What is expected: Everything from the first line of the data below through the line that contains "bin_edges = list(range(0, 102, 2))" should be written out exactly, please, and nothing more; the pictures stay out.

Data section:
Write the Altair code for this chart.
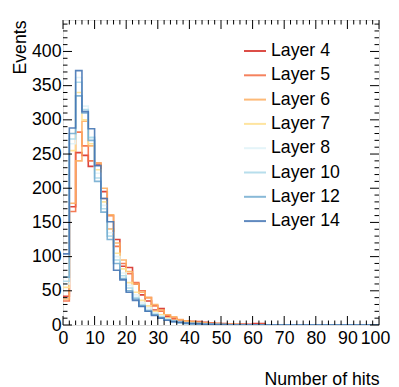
import altair as alt
import pandas as pd

layer_names = ["Layer 4", "Layer 5", "Layer 6", "Layer 7", "Layer 8", "Layer 10", "Layer 12", "Layer 14"]
layer_colors = ["#d73027", "#f46d43", "#fdae61", "#fee090", "#e0f3f8", "#abd9e9", "#74add1", "#4575b4"]

bin_edges = list(range(0, 102, 2))  # 50 bins of width 2, 0..100

layer4 = [42, 173, 252, 248, 232, 234, 195, 140, 125, 86, 84, 60, 44, 35, 22, 24, 12, 9, 7, 6,
          5, 5, 4, 3, 2, 2, 1, 1, 1, 1, 2, 2, 0, 0, 0, 0, 0, 0, 0, 0, 0, 0, 0, 0, 0, 0, 0, 0, 0, 0]
layer5 = [35, 166, 282, 262, 240, 237, 185, 160, 115, 90, 75, 62, 50, 40, 28, 20, 14, 10, 7, 6,
          5, 4, 3, 3, 2, 1, 1, 0, 1, 0, 0, 1, 0, 0, 0, 0, 0, 0, 0, 0, 0, 0, 0, 0, 0, 0, 0, 0, 0, 0]
layer6 = [38, 178, 240, 298, 262, 237, 200, 161, 120, 95, 78, 60, 48, 40, 30, 22, 15, 12, 8, 6,
          5, 4, 3, 2, 2, 1, 1, 1, 0, 0, 0, 0, 0, 0, 0, 0, 0, 0, 0, 0, 0, 0, 0, 0, 0, 0, 0, 0, 0, 0]
layer7 = [55, 255, 340, 300, 265, 227, 180, 140, 105, 82, 62, 48, 36, 28, 20, 15, 10, 7, 5, 4,
          3, 2, 2, 1, 1, 1, 0, 0, 0, 0, 0, 0, 0, 0, 0, 0, 0, 0, 0, 0, 0, 0, 0, 0, 0, 0, 0, 0, 0, 0]
layer8 = [60, 265, 362, 320, 275, 222, 175, 135, 100, 76, 58, 44, 33, 25, 18, 13, 9, 6, 5, 3,
          2, 2, 1, 1, 1, 0, 0, 0, 0, 0, 0, 0, 0, 0, 0, 0, 0, 0, 0, 0, 0, 0, 0, 0, 0, 0, 0, 0, 0, 0]
layer10 = [64, 272, 355, 315, 274, 215, 170, 130, 95, 72, 54, 40, 30, 22, 16, 12, 8, 6, 4, 3,
           2, 2, 1, 1, 0, 0, 0, 0, 0, 0, 0, 0, 0, 0, 0, 0, 0, 0, 0, 0, 0, 0, 0, 0, 0, 0, 0, 0, 0, 0]
layer12 = [70, 280, 335, 310, 270, 210, 165, 125, 90, 68, 50, 38, 28, 20, 15, 10, 7, 5, 3, 2,
           2, 1, 1, 1, 0, 0, 0, 0, 0, 0, 0, 0, 0, 0, 0, 0, 0, 0, 0, 0, 0, 0, 0, 0, 0, 0, 0, 0, 0, 0]
layer14 = [104, 288, 372, 312, 287, 233, 185, 151, 80, 66, 48, 36, 27, 20, 14, 10, 7, 5, 4, 3,
           2, 2, 1, 1, 1, 1, 0, 0, 0, 0, 0, 0, 0, 0, 0, 0, 0, 0, 0, 0, 0, 0, 0, 0, 0, 0, 0, 0, 0, 0]

all_series = [layer4, layer5, layer6, layer7, layer8, layer10, layer12, layer14]

x_major = list(range(0, 101, 10))
x_minor = [v for v in range(0, 101, 2) if v % 10 != 0]
y_major = list(range(0, 401, 50))
y_minor = [v for v in range(0, 441, 10) if v % 50 != 0]

FONT = "Liberation Sans"
FS = 17.7
W, H = 316, 305
YMAX = 446

rows = []
for name, vals in zip(layer_names, all_series):
    for e, v in zip(bin_edges, vals + [vals[-1]]):
        rows.append({"layer": name, "hits": e, "events": v})
df = pd.DataFrame(rows)

xs = alt.Scale(domain=[0, 100], nice=False, zero=False)
ys = alt.Scale(domain=[0, YMAX], nice=False)
cs = alt.Scale(domain=layer_names, range=layer_colors)

x_axis = alt.Axis(values=x_major, title="Number of hits", labelFont=FONT, labelFontSize=FS,
                  labelColor="black", labelPadding=4, ticks=False, domain=False, grid=False,
                  titleFont=FONT, titleFontSize=FS, titleFontWeight="normal", titleColor="black",
                  titleX=W, titleY=59, titleAlign="right", titleBaseline="alphabetic",
                  labelFlush=False, labelOverlap=False,
                  labelOffset={"condition": {"test": "datum.value == 100", "value": -4}, "value": 0})
y_axis = alt.Axis(values=y_major, title="Events", labelFont=FONT, labelFontSize=FS,
                  labelColor="black", labelPadding=2, ticks=False, domain=False, grid=False,
                  titleFont=FONT, titleFontSize=FS, titleFontWeight="normal", titleColor="black",
                  titleAngle=270, titleX=-38, titleY=0, titleAlign="right",
                  titleBaseline="alphabetic", labelFlush=False, labelOverlap=False)

legend = alt.Legend(title=None, orient="none", legendX=180, legendY=19, labelFont=FONT,
                    labelFontSize=FS, labelColor="black", symbolType="stroke", symbolSize=484,
                    symbolStrokeWidth=2, labelOffset=4, rowPadding=3.3, padding=0,
                    symbolOpacity=0.85)

charts = []
for name in layer_names:
    c = (alt.Chart(df).transform_filter(alt.datum.layer == name)
         .mark_line(interpolate="step-after", strokeWidth=1.6, clip=True, opacity=0.9)
         .encode(
             x=alt.X("hits:Q", scale=xs, axis=x_axis),
             y=alt.Y("events:Q", scale=ys, axis=y_axis),
             color=alt.Color("layer:N", scale=cs, legend=legend),
         ))
    charts.append(c)

# inward ticks on all four sides
xmaj = pd.DataFrame({"v": x_major})
xmin = pd.DataFrame({"v": x_minor})
ymaj = pd.DataFrame({"v": y_major})
ymin = pd.DataFrame({"v": y_minor})

def xticks(d, length):
    bottom = alt.Chart(d).mark_rule(color="black", strokeWidth=1).encode(
        x=alt.X("v:Q", scale=xs, axis=x_axis), y=alt.value(H), y2=alt.value(H - length))
    top = alt.Chart(d).mark_rule(color="black", strokeWidth=1).encode(
        x=alt.X("v:Q", scale=xs, axis=x_axis), y=alt.value(0), y2=alt.value(length))
    return [bottom, top]

def yticks(d, length):
    left = alt.Chart(d).mark_rule(color="black", strokeWidth=1).encode(
        y=alt.Y("v:Q", scale=ys, axis=y_axis), x=alt.value(0), x2=alt.value(length))
    right = alt.Chart(d).mark_rule(color="black", strokeWidth=1).encode(
        y=alt.Y("v:Q", scale=ys, axis=y_axis), x=alt.value(W), x2=alt.value(W - length))
    return [left, right]

tick_layers = xticks(xmaj, 9) + xticks(xmin, 4.5) + yticks(ymaj, 9) + yticks(ymin, 4.5)

chart = alt.layer(*charts, *tick_layers).properties(
    width=W, height=H,
    autosize=alt.AutoSizeParams(type="none"),
    padding={"left": 55, "top": 12, "right": 12, "bottom": 62},
).configure_view(stroke="black", strokeWidth=1).configure(background="white")

chart.save("out.html", embed_options={"renderer": "svg", "actions": False})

Response below:
Write the Altair code for this chart.
import altair as alt
import pandas as pd

layer_names = ["Layer 4", "Layer 5", "Layer 6", "Layer 7", "Layer 8", "Layer 10", "Layer 12", "Layer 14"]
layer_colors = ["#d73027", "#f46d43", "#fdae61", "#fee090", "#e0f3f8", "#abd9e9", "#74add1", "#4575b4"]

bin_edges = list(range(0, 102, 2))  # 50 bins of width 2, 0..100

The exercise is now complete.